An apt microcosm of life.

Sunday, July 3, 2011

Glorious Oldening

Though the Dominion is a place of dread and outrage most times, on rare occasions it relents in its torturing of Fernando and allows for merriment and joy.

Well, sort of.

Fernando scheduled a celebration in honor of New Release Tuesday because what isn't worth celebrating about Sucker Punch? That it was his birthday was complete arbitrary coincidence.

And there were guests! Many guests had RSVP'd and food had been prepared, but some of those guests brought some other guests and in the end there was a shortage of everything from cake to chairs. But no matter! Many fine things occurred that evening and Fernando cannot possibly recount all of them, so he shall cover three highlights:

First, Fernando was in a discussion with some of his compatriots about music when one of Fernando's guests mentions Linkin Park. His attention peels from the current topic and he says, “Linkin Park? You realize, right, that they were popular when I was in high school?”

Are you dissing Linkin Park?” asks a guest, who is a young lady that enjoys Linkin Park's discography.

Well, I'm just saying that Linkin Park's relevance now is like Dexy's Midnight Runners' relevance when I was in high school. Besides, Linkin Park is all about being angry and sad, but they're like forty now.”

You're dissing Linkin Park!” accuses the guest's friend, who is also a young lady.

Fernando shrugs. “I'm calling it like I see it. It's all, 'Craaaaaawling in my skiiiiin, these words I cannot somethingsomething! I am angry and sad, so I will yell about it please buy my CD.'”

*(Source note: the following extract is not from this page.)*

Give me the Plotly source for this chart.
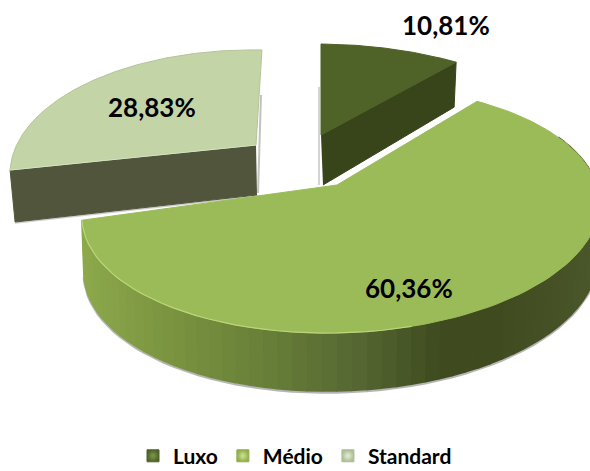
import numpy as np
import plotly.graph_objects as go

categories = ["Luxo", "Médio", "Standard"]
values = [10.81, 60.36, 28.83]
labels = ["10,81%", "60,36%", "28,83%"]
top_colors = ["#4f6228", "#9bbb59", "#c3d4a6"]
legend_edges = ["#4f6228", "#8fae4c", "#aebd94"]
legend_glows = ["#7f9a4a", "#cfe58e", "#e6eed6"]

# projection of each exploded slice: apex, scales, skew and perspective terms
VIEW = {
    "Luxo": dict(ax=321, ay=135, A=255, B=112.7, s=0, t=-2.1, k=0.2385, m=0),
    "Médio": dict(ax=337, ay=185, A=253.6, B=118.4, s=1.6, t=6, k=0.2, m=-0.015),
    "Standard": dict(ax=256, ay=145, A=237, B=117.7, s=7.4, t=-4.6, k=0.2385, m=0),
}
total = sum(values)
edges = np.cumsum([0] + values) / total * 2 * np.pi


def project(name, th):
    p = VIEW[name]
    u, v = np.sin(th), np.cos(th)
    d = 1 + p["k"] * v + p["m"] * u
    return p["ax"] + (p["A"] * u + p["s"] * v) / d, p["ay"] - (p["B"] * v + p["t"] * u) / d


def poly(fig, x, y, color, line=None, width=1):
    fig.add_trace(go.Scatter(x=list(x), y=list(y), mode="lines", fill="toself", fillcolor=color,
                             line=dict(color=line or color, width=width),
                             hoverinfo="skip", showlegend=False))


def stroke(fig, x, y, color, width):
    fig.add_trace(go.Scatter(x=list(x), y=list(y), mode="lines", line=dict(color=color, width=width),
                             hoverinfo="skip", showlegend=False))


def slice_top(name, i):
    th = np.linspace(edges[i], edges[i + 1], 120)
    x, y = project(name, th)
    return np.r_[VIEW[name]["ax"], x, VIEW[name]["ax"]], np.r_[VIEW[name]["ay"], y, VIEW[name]["ay"]]


fig = go.Figure()

# Standard (back left)
th = edges[2]
x0, y0 = project("Standard", th)
ap = VIEW["Standard"]
stroke(fig, [x0 + 5, ap["ax"] + 2], [y0 + 53, ap["ay"] + 51], "rgba(90,90,90,0.3)", 1.5)
stroke(fig, [ap["ax"] + 2, ap["ax"] + 5], [ap["ay"] + 48, ap["ay"] - 50], "rgba(120,120,120,0.45)", 2)
poly(fig, [ap["ax"], x0, x0 + 5, ap["ax"] + 1], [ap["ay"], y0, y0 + 52, ap["ay"] + 50], "#50553c")
tx, ty = slice_top("Standard", 2)
poly(fig, tx, ty, top_colors[2], line="#b5c49a")
stroke(fig, [x0, ap["ax"]], [y0, ap["ay"]], "#d8e3c3", 1)

# Luxo (back right)
th = edges[1]
x1, y1 = project("Luxo", th)
ap = VIEW["Luxo"]
stroke(fig, [ap["ax"] - 2, ap["ax"] - 2], [ap["ay"] - 48, ap["ay"] + 50], "rgba(110,110,110,0.4)", 1.5)
poly(fig, [ap["ax"], x1, x1 - 2, ap["ax"] + 2], [ap["ay"], y1, y1 + 45, ap["ay"] + 50], "#38441a")
tx, ty = slice_top("Luxo", 0)
poly(fig, tx, ty, top_colors[0])

# Médio (front): wall built as narrow strips shaded along the run of the rim
th_wall = np.linspace(edges[1] + 0.5, edges[2], 70)
wx, wy = project("Médio", th_wall)
wall_h = 52 + 6 * np.clip((1 - np.cos(th_wall)) / 2, 0, 1)
bx, by = wx + (337 - wx) * 0.008, wy + wall_h
stroke(fig, bx, by + 1.5, "rgba(70,70,70,0.4)", 2.5)
shade_x = [80, 170, 270, 360, 440, 500, 590]
shade_r = [0x8e, 0x7a, 0x67, 0x55, 0x3f, 0x40, 0x4a]
shade_g = [0xaa, 0x94, 0x7e, 0x66, 0x4b, 0x4c, 0x57]
shade_b = [0x4c, 0x40, 0x38, 0x32, 0x1f, 0x20, 0x2a]
for j in range(len(th_wall) - 1):
    xm = (wx[j] + wx[j + 1]) / 2
    c = "rgb(%d,%d,%d)" % (np.interp(xm, shade_x, shade_r), np.interp(xm, shade_x, shade_g),
                           np.interp(xm, shade_x, shade_b))
    poly(fig, [wx[j], wx[j + 1], bx[j + 1], bx[j]], [wy[j], wy[j + 1], by[j + 1], by[j]], c, width=1.6)
tx, ty = slice_top("Médio", 1)
poly(fig, tx, ty, top_colors[1])
sel = (wx < 420)
stroke(fig, wx[sel], wy[sel], "#bcd57a", 1.2)

# legend entries
for name, col, edge, glow in zip(categories, top_colors, legend_edges, legend_glows):
    fig.add_trace(go.Scatter(x=[None], y=[None], mode="markers", name=name,
                             marker=dict(symbol="square", size=12, color=edge,
                                         line=dict(color=edge, width=1),
                                         gradient=dict(type="radial", color=glow))))

LABEL_POS = {"Luxo": (446, 25), "Médio": (409, 288), "Standard": (152, 107)}
for name, lab in zip(categories, labels):
    fig.add_annotation(x=LABEL_POS[name][0], y=LABEL_POS[name][1], text="<b>%s</b>" % lab, showarrow=False,
                       font=dict(family="Lato", size=26, color="#000000"))

fig.update_layout(
    width=590, height=471, autosize=False, margin=dict(l=0, r=0, t=0, b=0, autoexpand=False),
    paper_bgcolor="#ffffff", plot_bgcolor="#ffffff",
    xaxis=dict(range=[0, 590], visible=False, fixedrange=True),
    yaxis=dict(range=[471, 0], visible=False, fixedrange=True),
    legend=dict(orientation="h", x=0.5, xanchor="center", y=-0.012, yanchor="bottom",
                font=dict(family="Lato", size=21, color="#000000", weight="bold"),
                itemwidth=30, traceorder="normal", bgcolor="rgba(0,0,0,0)"),
)
fig.write_html("out.html", config={"displayModeBar": False},
               post_script="document.body.style.margin='0';document.documentElement.style.overflow='hidden';")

The two young ladies at this juncture did the real life equivalent of ragequitting while some of Fernando's other guests cheered and laughed. But according to some of Fernando's more musically aware friends, Linkin Park's music has matured since the early 2000s. So perhaps they are significantly less screamy nowadays and Fernando's broad strokes were in error. However, that which is said cannot be unsaid.

Second, one of Fernando's friends who could not make it to the jamboree bequeathed unto him a most wondrous gift: a copy of Friday! Now he can share that cinematic masterpiece with all the world.

Finally, another of Fernando's guests bequeathed unto him a five ounce bottle of liquid joy labeled “Dave's Insanity Sauce.” The first thing Fernando does? Unscrews the top and shoved a properly coated fingertipful into his mouth.

Hey, this stuff's not too bad,” says Fernando. Then the capsaicin kicks in. “Ghek.”

Your face is turning red,” says one of Fernando's guests.

Yeah, and your eyes are watering,” notes another.

But Fernando, despite his body's instinctual reaction to the sudden arrival of a chemical irritant, is filled with ecstasy. And once the initial “holy crap this is spicy” has passed, Fernando begins consuming it in measured amounts with the delicacies made available at this New Release Tuesday Jamboree. In the end his tongue is bright red and on fire and it is marvelous.

The rolling of bones ensued and death was had, and overall it was a good day. Too bad it only comes once a year.